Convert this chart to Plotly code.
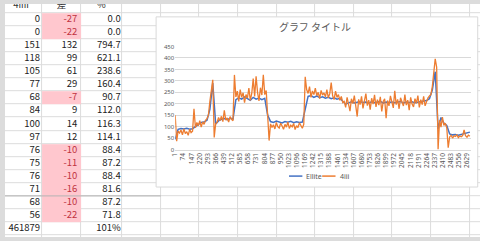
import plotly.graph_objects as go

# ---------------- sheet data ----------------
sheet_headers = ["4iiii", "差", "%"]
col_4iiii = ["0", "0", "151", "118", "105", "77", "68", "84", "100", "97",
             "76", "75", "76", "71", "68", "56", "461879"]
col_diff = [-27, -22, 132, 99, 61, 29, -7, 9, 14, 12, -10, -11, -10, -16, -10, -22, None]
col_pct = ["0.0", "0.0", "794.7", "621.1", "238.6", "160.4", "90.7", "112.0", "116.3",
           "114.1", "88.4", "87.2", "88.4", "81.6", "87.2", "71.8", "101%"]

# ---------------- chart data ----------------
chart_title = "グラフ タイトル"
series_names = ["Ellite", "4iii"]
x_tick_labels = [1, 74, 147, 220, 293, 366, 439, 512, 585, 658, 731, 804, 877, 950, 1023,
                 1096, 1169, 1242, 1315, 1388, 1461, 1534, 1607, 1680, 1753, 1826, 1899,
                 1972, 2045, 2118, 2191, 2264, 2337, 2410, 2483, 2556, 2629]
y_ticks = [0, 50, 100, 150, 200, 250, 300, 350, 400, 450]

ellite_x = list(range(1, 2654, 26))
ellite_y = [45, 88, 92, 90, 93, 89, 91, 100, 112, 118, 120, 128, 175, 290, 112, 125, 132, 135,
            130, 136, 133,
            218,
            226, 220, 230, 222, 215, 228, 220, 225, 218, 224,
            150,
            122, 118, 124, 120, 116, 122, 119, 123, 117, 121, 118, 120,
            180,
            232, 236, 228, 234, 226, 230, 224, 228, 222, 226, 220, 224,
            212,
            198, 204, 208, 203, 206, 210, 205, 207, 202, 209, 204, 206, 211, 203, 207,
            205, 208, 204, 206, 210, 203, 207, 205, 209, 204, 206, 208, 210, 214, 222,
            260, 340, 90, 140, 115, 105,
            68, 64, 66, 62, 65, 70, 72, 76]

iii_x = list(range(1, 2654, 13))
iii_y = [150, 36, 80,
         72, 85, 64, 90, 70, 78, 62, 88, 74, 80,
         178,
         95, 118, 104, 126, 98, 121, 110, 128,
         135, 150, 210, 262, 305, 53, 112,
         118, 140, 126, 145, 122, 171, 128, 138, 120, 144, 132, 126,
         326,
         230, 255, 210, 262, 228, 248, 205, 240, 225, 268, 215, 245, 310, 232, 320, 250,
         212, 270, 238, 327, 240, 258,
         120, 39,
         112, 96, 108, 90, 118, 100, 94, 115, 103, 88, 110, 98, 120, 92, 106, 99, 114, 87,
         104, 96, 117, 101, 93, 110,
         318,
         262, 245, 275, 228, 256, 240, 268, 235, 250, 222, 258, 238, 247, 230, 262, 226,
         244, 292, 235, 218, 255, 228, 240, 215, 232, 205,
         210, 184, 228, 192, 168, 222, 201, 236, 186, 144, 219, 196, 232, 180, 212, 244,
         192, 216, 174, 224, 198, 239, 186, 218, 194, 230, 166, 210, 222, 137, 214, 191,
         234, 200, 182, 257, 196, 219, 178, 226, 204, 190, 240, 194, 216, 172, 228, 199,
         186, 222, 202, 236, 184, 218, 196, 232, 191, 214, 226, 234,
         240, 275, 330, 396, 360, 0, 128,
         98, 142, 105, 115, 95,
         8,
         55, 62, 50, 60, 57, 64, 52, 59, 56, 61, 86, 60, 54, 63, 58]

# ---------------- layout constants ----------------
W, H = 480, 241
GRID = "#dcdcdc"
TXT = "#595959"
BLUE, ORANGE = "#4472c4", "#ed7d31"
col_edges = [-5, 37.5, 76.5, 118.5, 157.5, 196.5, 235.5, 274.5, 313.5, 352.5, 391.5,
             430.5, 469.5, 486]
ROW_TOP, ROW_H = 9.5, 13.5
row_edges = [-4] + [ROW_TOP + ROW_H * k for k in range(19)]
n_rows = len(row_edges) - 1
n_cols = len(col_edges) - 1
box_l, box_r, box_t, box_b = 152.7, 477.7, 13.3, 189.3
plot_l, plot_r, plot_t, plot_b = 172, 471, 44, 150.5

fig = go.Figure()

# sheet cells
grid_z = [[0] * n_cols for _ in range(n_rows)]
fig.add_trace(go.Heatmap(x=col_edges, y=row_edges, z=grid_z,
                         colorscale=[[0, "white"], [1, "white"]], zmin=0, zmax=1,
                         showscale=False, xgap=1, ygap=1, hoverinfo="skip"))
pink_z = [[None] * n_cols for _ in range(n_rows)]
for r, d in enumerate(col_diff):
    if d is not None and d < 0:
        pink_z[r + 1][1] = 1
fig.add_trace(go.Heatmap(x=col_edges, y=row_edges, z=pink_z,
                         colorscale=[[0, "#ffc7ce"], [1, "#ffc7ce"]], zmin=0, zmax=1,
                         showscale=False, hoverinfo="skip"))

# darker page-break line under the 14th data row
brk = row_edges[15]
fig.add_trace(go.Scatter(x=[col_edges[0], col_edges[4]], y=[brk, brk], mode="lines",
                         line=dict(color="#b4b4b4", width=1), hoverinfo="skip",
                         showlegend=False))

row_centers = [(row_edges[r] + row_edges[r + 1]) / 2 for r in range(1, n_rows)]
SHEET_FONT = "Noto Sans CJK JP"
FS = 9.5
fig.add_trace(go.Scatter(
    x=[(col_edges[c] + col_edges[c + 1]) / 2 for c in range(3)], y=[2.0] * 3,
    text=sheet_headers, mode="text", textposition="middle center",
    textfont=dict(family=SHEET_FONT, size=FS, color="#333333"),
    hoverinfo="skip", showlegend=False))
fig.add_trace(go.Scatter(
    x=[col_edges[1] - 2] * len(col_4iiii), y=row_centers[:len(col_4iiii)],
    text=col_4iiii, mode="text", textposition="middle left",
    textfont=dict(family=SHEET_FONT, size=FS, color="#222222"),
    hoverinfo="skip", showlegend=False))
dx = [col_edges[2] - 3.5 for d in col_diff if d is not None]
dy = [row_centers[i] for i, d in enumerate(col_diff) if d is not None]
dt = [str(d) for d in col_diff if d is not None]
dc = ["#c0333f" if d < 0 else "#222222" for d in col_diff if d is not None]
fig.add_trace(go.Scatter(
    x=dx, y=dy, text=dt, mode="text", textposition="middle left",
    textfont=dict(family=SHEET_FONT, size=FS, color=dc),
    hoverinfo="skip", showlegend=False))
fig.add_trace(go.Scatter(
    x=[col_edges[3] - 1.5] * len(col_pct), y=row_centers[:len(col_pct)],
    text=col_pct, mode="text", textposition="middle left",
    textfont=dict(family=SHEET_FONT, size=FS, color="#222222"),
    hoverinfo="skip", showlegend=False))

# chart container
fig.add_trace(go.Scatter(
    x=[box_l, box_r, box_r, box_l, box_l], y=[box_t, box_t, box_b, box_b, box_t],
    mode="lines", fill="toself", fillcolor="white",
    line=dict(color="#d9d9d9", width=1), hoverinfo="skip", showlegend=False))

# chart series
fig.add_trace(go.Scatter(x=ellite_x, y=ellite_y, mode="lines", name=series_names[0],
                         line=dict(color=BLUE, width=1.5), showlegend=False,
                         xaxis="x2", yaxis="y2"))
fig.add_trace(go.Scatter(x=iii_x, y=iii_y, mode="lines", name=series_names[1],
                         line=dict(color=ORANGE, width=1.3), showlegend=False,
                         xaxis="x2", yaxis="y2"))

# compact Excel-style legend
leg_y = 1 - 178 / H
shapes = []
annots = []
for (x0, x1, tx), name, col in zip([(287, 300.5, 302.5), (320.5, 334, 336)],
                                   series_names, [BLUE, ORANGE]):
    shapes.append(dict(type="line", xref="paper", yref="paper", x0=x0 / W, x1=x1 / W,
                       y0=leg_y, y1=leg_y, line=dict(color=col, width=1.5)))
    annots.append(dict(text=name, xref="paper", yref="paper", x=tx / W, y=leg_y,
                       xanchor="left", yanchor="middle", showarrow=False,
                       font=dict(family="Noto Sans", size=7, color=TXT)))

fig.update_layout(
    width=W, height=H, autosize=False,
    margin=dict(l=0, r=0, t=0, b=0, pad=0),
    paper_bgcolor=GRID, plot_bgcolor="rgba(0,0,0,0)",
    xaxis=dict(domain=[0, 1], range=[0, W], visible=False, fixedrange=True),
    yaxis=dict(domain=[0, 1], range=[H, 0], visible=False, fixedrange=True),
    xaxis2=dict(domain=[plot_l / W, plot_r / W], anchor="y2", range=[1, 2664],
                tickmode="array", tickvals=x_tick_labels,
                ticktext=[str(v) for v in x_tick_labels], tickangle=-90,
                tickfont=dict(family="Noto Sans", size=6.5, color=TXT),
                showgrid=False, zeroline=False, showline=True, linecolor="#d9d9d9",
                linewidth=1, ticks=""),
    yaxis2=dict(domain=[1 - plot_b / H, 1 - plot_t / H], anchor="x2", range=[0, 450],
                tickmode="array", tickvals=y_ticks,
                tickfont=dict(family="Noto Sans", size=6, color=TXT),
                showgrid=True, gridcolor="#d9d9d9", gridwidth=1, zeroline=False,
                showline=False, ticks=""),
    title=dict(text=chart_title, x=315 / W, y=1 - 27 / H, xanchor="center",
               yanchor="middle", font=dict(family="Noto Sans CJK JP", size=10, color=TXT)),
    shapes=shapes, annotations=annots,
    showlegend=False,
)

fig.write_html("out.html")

####################

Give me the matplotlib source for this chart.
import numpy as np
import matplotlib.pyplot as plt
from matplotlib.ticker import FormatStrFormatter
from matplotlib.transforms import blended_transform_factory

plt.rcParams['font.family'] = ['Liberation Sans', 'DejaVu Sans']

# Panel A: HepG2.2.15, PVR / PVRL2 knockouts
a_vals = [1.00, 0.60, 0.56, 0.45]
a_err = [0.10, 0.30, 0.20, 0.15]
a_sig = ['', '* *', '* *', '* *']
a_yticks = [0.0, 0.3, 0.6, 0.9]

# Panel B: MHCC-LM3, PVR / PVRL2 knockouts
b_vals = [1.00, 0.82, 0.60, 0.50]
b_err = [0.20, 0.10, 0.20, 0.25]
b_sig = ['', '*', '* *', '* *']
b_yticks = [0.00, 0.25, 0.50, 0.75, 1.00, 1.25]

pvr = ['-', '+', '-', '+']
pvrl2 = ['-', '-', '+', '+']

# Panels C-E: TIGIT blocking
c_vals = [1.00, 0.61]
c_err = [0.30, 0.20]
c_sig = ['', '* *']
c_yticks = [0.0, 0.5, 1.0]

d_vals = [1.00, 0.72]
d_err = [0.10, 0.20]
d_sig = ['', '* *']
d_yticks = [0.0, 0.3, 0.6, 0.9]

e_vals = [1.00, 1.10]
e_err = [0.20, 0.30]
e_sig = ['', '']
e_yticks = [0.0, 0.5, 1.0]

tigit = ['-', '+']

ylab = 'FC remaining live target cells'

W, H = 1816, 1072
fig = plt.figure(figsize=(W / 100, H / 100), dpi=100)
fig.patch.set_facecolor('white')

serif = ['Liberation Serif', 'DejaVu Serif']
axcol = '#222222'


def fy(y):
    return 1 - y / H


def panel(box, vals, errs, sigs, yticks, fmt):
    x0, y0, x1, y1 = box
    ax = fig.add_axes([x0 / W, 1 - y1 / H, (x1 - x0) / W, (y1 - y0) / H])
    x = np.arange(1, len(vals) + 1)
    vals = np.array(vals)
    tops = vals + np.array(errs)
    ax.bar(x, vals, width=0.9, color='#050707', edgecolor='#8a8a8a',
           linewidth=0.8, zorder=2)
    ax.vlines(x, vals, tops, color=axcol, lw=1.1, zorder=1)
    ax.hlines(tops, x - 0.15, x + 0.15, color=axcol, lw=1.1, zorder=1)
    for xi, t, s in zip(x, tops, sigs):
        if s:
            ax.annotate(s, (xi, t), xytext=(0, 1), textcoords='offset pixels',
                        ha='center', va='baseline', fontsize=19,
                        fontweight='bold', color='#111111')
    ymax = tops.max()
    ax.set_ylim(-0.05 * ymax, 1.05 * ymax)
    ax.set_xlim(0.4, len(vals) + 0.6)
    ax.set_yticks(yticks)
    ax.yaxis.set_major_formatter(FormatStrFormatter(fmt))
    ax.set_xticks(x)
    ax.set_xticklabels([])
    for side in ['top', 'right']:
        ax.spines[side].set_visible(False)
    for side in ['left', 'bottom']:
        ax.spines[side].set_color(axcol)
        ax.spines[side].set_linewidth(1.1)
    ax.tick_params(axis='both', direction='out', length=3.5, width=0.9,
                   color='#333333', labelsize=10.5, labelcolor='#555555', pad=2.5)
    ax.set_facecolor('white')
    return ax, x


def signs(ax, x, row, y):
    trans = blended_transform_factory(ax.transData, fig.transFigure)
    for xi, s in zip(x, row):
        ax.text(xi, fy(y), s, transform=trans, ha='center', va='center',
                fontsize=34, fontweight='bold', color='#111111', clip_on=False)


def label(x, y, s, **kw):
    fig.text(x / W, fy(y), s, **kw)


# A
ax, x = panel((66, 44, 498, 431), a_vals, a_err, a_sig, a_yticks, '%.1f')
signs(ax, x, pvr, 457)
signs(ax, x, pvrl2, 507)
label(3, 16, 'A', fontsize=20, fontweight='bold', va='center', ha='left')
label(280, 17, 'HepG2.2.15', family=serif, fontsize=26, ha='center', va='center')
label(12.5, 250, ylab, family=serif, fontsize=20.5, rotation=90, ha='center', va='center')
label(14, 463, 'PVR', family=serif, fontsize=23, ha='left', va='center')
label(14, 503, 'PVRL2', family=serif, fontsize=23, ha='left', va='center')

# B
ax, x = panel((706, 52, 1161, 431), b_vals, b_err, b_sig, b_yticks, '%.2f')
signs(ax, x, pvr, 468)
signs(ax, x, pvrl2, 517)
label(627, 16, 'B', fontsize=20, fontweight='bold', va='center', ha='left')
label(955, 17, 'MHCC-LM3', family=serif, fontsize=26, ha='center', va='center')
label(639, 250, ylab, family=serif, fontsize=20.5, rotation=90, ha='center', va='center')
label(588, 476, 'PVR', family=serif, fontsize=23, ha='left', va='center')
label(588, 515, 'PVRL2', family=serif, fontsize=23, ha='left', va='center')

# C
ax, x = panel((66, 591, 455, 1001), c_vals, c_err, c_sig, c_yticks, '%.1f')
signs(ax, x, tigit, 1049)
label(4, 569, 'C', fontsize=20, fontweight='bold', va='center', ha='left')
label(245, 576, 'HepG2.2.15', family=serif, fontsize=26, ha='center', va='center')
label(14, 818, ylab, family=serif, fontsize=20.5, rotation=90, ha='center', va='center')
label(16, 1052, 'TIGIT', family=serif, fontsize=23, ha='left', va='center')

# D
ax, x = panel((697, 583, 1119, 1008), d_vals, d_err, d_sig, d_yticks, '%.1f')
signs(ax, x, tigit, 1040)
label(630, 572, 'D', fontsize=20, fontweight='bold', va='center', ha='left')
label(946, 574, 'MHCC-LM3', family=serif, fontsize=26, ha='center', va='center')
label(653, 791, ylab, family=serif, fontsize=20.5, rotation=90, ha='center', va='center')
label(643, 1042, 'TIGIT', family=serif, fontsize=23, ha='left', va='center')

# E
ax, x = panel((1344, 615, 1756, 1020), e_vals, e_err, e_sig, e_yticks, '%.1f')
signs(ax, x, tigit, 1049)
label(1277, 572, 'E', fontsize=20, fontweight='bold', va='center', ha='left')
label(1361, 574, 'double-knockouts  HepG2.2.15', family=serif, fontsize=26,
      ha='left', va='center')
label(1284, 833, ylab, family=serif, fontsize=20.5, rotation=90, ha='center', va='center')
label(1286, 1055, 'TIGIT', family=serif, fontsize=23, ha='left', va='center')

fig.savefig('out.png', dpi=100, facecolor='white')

####################

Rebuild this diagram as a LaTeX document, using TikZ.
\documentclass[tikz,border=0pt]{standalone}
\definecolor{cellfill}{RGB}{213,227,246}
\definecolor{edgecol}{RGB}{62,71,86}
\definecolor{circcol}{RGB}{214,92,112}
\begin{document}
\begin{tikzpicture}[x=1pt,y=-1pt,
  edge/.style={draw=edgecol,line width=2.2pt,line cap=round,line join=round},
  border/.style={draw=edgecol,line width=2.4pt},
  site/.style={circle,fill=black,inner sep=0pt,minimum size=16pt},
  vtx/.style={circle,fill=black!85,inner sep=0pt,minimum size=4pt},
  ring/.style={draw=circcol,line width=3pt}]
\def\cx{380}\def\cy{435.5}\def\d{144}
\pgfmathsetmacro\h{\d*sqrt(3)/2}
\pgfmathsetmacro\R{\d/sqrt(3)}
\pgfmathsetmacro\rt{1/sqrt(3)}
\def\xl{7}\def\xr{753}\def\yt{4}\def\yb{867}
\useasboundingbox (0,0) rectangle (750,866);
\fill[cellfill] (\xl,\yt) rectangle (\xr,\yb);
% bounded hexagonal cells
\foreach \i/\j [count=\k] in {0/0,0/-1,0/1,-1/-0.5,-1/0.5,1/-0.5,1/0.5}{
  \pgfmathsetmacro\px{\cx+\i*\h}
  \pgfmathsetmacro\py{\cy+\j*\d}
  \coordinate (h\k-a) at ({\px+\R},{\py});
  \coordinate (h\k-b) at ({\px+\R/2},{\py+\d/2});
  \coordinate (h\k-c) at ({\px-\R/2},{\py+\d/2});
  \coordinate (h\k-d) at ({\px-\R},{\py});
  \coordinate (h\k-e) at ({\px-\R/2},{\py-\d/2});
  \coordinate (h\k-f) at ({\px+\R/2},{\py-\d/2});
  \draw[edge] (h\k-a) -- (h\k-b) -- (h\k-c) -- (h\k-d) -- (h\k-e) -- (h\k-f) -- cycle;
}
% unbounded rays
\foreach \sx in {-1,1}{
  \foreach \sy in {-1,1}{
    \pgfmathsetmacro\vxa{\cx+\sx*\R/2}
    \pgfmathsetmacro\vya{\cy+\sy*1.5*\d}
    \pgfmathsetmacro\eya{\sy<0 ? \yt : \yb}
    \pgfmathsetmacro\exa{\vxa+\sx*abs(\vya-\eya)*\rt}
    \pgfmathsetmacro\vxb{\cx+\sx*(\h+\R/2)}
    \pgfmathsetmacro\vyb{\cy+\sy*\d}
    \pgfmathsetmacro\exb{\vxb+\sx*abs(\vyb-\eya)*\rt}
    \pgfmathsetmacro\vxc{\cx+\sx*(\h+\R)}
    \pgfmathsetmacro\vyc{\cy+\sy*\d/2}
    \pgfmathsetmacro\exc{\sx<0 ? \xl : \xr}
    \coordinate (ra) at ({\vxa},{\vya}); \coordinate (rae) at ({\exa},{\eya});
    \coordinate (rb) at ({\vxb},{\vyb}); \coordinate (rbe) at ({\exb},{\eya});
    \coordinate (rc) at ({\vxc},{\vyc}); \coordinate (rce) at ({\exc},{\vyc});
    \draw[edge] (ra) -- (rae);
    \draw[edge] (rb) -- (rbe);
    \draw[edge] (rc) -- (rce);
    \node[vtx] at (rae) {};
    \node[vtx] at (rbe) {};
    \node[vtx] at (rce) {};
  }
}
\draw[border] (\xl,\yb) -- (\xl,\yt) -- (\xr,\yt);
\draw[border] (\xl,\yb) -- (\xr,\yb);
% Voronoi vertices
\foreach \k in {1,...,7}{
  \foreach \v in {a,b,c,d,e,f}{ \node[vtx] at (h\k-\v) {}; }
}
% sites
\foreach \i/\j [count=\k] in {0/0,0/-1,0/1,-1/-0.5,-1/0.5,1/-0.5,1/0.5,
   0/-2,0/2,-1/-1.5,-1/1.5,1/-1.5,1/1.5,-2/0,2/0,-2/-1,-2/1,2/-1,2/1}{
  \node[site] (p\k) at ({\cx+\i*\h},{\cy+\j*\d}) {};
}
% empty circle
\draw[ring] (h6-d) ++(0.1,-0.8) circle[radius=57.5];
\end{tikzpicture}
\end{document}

####################

**EXERCISE INSTRUCTIONS:** Go back to the listing above and reproduce, exactly, the stretch from the line bearing "Convert this chart to Plotly code." through the line bearing "350, 400, 450]", without its pictures.

**WRITTEN SOLUTION:**
Convert this chart to Plotly code.
import plotly.graph_objects as go

# ---------------- sheet data ----------------
sheet_headers = ["4iiii", "差", "%"]
col_4iiii = ["0", "0", "151", "118", "105", "77", "68", "84", "100", "97",
             "76", "75", "76", "71", "68", "56", "461879"]
col_diff = [-27, -22, 132, 99, 61, 29, -7, 9, 14, 12, -10, -11, -10, -16, -10, -22, None]
col_pct = ["0.0", "0.0", "794.7", "621.1", "238.6", "160.4", "90.7", "112.0", "116.3",
           "114.1", "88.4", "87.2", "88.4", "81.6", "87.2", "71.8", "101%"]

# ---------------- chart data ----------------
chart_title = "グラフ タイトル"
series_names = ["Ellite", "4iii"]
x_tick_labels = [1, 74, 147, 220, 293, 366, 439, 512, 585, 658, 731, 804, 877, 950, 1023,
                 1096, 1169, 1242, 1315, 1388, 1461, 1534, 1607, 1680, 1753, 1826, 1899,
                 1972, 2045, 2118, 2191, 2264, 2337, 2410, 2483, 2556, 2629]
y_ticks = [0, 50, 100, 150, 200, 250, 300, 350, 400, 450]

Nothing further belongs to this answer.